EU’s toughest privacy law – GDPR
Experts in the AI industry have been quoted as saying that with the General Data Protection Regulation (GDPR), we set the pattern for the world and the same would have to happen when it comes to AI since in Europe we start with the human being and it is not about damming up the flow of data; designing effective regulation is challenging – the GDPR, for example, is an uneasy bedfellow with AI, generating significant compliance issues.

It was no easy task introducing GDPR rules like, for instance, in the gaming sector to protect gamers. There was a lot of field work to be done to cover a fast-changing and relatively new sector. Some two years were given to gaming companies to be compliant with the new GDPR rules while Information and Data Protection offices in Member States are hawk-eyed to ensure this sector is adhering to rules with hefty fines for those who don’t. The bigger companies are also bound to employ an officer responsible for GDPR. So, one can only imagine how difficult it will be to legislate on AI. But amid all this, reports are surfacing that in the eyes of critics, enforcement is lacking when it comes to the EU’s toughest privacy law, that of GDPR.

Upholding EU values
On President von der Lyen’s announcement on AI, one must take into account that her announcement indicates that the legislation would be from an ethical aspect in a bid to stick to EU values while keeping in mind that Europe must thrive in technology, so there would be a fine line that cannot be crossed that would hinder Europe’s ongoing initiatives to innovate.

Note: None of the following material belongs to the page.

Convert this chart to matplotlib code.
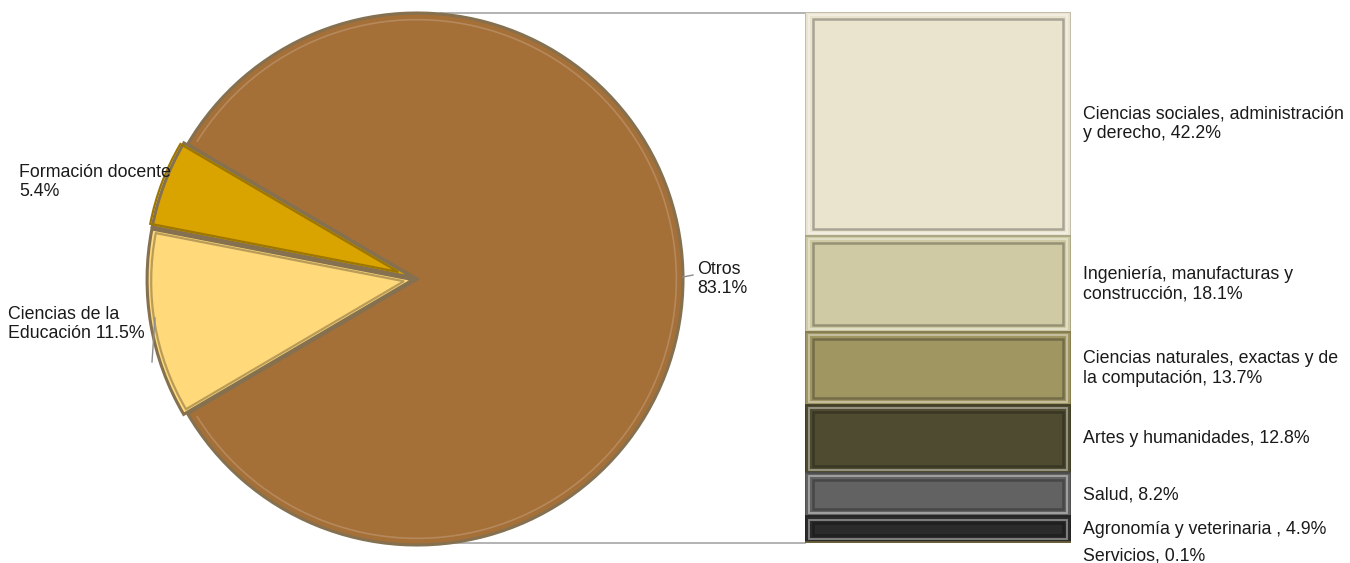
import matplotlib
matplotlib.use("Agg")
import matplotlib.pyplot as plt
from matplotlib.patches import Rectangle, Arc
from matplotlib.lines import Line2D
import matplotlib.colors as mcolors
import numpy as np

plt.rcParams['font.family'] = ['Liberation Sans', 'DejaVu Sans']

# ---- data ----
pie_labels = ["Otros", "Formación docente", "Ciencias de la\nEducación"]
pie_values = [83.1, 5.4, 11.5]
pie_colors = ["#A56F38", "#D9A400", "#FFD97A"]

bar_labels = ["Ciencias sociales, administración\ny derecho",
              "Ingeniería, manufacturas y\nconstrucción",
              "Ciencias naturales, exactas y de\nla computación",
              "Artes y humanidades",
              "Salud",
              "Agronomía y veterinaria ",
              "Servicios"]
bar_values = [42.2, 18.1, 13.7, 12.8, 8.2, 4.9, 0.1]
bar_colors = ["#EAE4CF", "#CFCAA3", "#A09662", "#4F4B30", "#626262", "#2B2B2B", "#8A7A4C"]

W, H = 1350, 563
fig = plt.figure(figsize=(W / 100, H / 100), dpi=100)
fig.patch.set_facecolor("white")

def darker(c, f):
    r, g, b = mcolors.to_rgb(c)
    return (r * f, g * f, b * f)

def lighter(c, f):
    r, g, b = mcolors.to_rgb(c)
    return (r + (1 - r) * f, g + (1 - g) * f, b + (1 - b) * f)

# ---- connector lines (figure pixels) ----
cx, cy, R = 417, 279, 266
bx0, bx1, by0, by1 = 805, 1071, 12, 543
fig.add_artist(Line2D([440 / W, bx0 / W], [1 - 13 / H, 1 - 13 / H],
                      color="#A6A6A6", lw=1.2, zorder=0))
fig.add_artist(Line2D([cx / W, bx0 / W], [1 - 543 / H, 1 - 543 / H],
                      color="#A6A6A6", lw=1.2, zorder=0))

# ---- pie ----
axp = fig.add_axes([(cx - R) / W, (H - cy - R) / H, 2 * R / W, 2 * R / H])
total = sum(pie_values)
small = sum(pie_values[1:]) / total * 360
start = 180 + small / 2
expl = [0.0, 0.015, 0.015]
wedges, _ = axp.pie(pie_values, colors=pie_colors, startangle=start,
                    counterclock=True, radius=1.0, explode=expl,
                    wedgeprops=dict(edgecolor="#85704F", linewidth=2.2))
# inner bevel outlines
inner, _ = axp.pie(pie_values, colors=pie_colors, startangle=start, counterclock=True,
                   radius=0.95, explode=[0.0, 0.075, 0.05],
                   wedgeprops=dict(fill=False, linewidth=1.6))
inner[0].set_visible(False)
inner[1].set_edgecolor(darker(pie_colors[1], 0.72))
inner[2].set_edgecolor(darker(pie_colors[2], 0.72))
w0 = wedges[0]
axp.add_patch(Arc((0, 0), 2 * 0.975, 2 * 0.975, theta1=w0.theta1 + 1.5,
                  theta2=w0.theta2 - 1.5, color=lighter(pie_colors[0], 0.18), lw=1.2))
axp.set_xlim(-1, 1)
axp.set_ylim(-1, 1)
axp.set_aspect("equal")
axp.axis("off")

def pct(v):
    return f"{v:.1f}%"

fs = 12.8
tc = "#1A1A1A"
ls = 1.2
axp.text((697 - cx) / R, 0.0, f"{pie_labels[0]}\n{pct(pie_values[0])}",
         ha="left", va="center", fontsize=fs, color=tc, linespacing=ls, clip_on=False)
axp.text((19 - cx) / R, (cy - 182) / R, f"{pie_labels[1]}\n{pct(pie_values[1])}",
         ha="left", va="center", fontsize=fs, color=tc, linespacing=ls, clip_on=False)
axp.text((8 - cx) / R, (cy - 324) / R, f"{pie_labels[2]} {pct(pie_values[2])}",
         ha="left", va="center", fontsize=fs, color=tc, linespacing=ls, clip_on=False)
# leader lines
axp.plot([(683 - cx) / R, (693 - cx) / R], [(cy - 277) / R, (cy - 275) / R],
         color="#8C8C8C", lw=1, clip_on=False)
axp.plot([(155 - cx) / R, (152 - cx) / R], [(cy - 318) / R, (cy - 362) / R],
         color="#8C8C8C", lw=1, clip_on=False)

# ---- bar ----
axb = fig.add_axes([bx0 / W, (H - by1) / H, (bx1 - bx0) / W, (by1 - by0) / H])
btot = sum(bar_values)
bottoms = np.concatenate([[0], np.cumsum(bar_values)[:-1]]) / btot * 100
heights = np.array(bar_values) / btot * 100
axb.bar([0.5] * len(bar_values), heights, bottom=bottoms, width=1.0,
        color=bar_colors, edgecolor=[darker(c, 0.8) for c in bar_colors],
        linewidth=1.2)
axb.set_xlim(0, 1)
axb.set_ylim(100, 0)
axb.axis("off")

ix = 8 / (bx1 - bx0)
iy = 7 / (by1 - by0) * 100
for b, h, c in zip(bottoms, heights, bar_colors):
    if h > 3 * iy:
        axb.add_patch(Rectangle((ix * 0.5, b + iy * 0.45), 1 - ix, h - iy * 0.9, fill=False,
                                edgecolor=lighter(c, 0.4), linewidth=1.4))
        axb.add_patch(Rectangle((ix, b + iy), 1 - 2 * ix, h - 2 * iy, fill=False,
                                edgecolor=darker(c, 0.72), linewidth=1.8))

for i, (b, h, lab, v) in enumerate(zip(bottoms, heights, bar_labels, bar_values)):
    y = b + h / 2
    if i == len(bar_values) - 1:
        y = b + h / 2 + 13 / (by1 - by0) * 100
    axb.text(1 + 12 / (bx1 - bx0), y, f"{lab}, {pct(v)}", ha="left", va="center",
             fontsize=fs, color=tc, linespacing=ls, clip_on=False)

fig.savefig("out.png", dpi=100, facecolor="white")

Striking a balance won’t be a walk in the park but the guidelines which are likely to be turned into regulation are surely there to protect European citizens from any unethical implications that may come about as a result of AI, amid concerns that regulation could damage competitiveness of companies developing AI in Europe. Some experts are almost sure the latter would happen.

The idea behind updating the existing legal framework, which already exists in terms of other legal requirements tied to new technologies is to address concerns by Europeans about AI’s societal impact, like for instance, a revolutionised facial recognition system.

‘EU needs rules that ethically support human decision-making’
Margrethe Vestager, European Commission executive vice president for ‘A Europe Fit for a Digital Age’ had said that the EU needs rules that ensure AI is used ethically to support human decision-making, rather than undermining it. She echoed von der Leyen’s pledge, where she vowed to put forward proposals outlining a European approach to AI in the first 100 days of the new Commission.

Worthy of note, in April 2019, the Commission published a report that could offer a preview of the forthcoming proposals. Written by a high-level expert group, Ethics Guidelines for a Trustworthy Artificial Intelligence outlined a framework in which “trustworthy AI” has three components. It should be:

·  Lawful – complying with all applicable laws and regulations;
·  Ethical – ensuring adherence to ethical principles and values; and
·  Robust – both from a technical and social perspective since, even with good intentions, AI systems can cause unintentional harm.

Whatever the case, the EU’s primary interest is to ensure that European values are protected.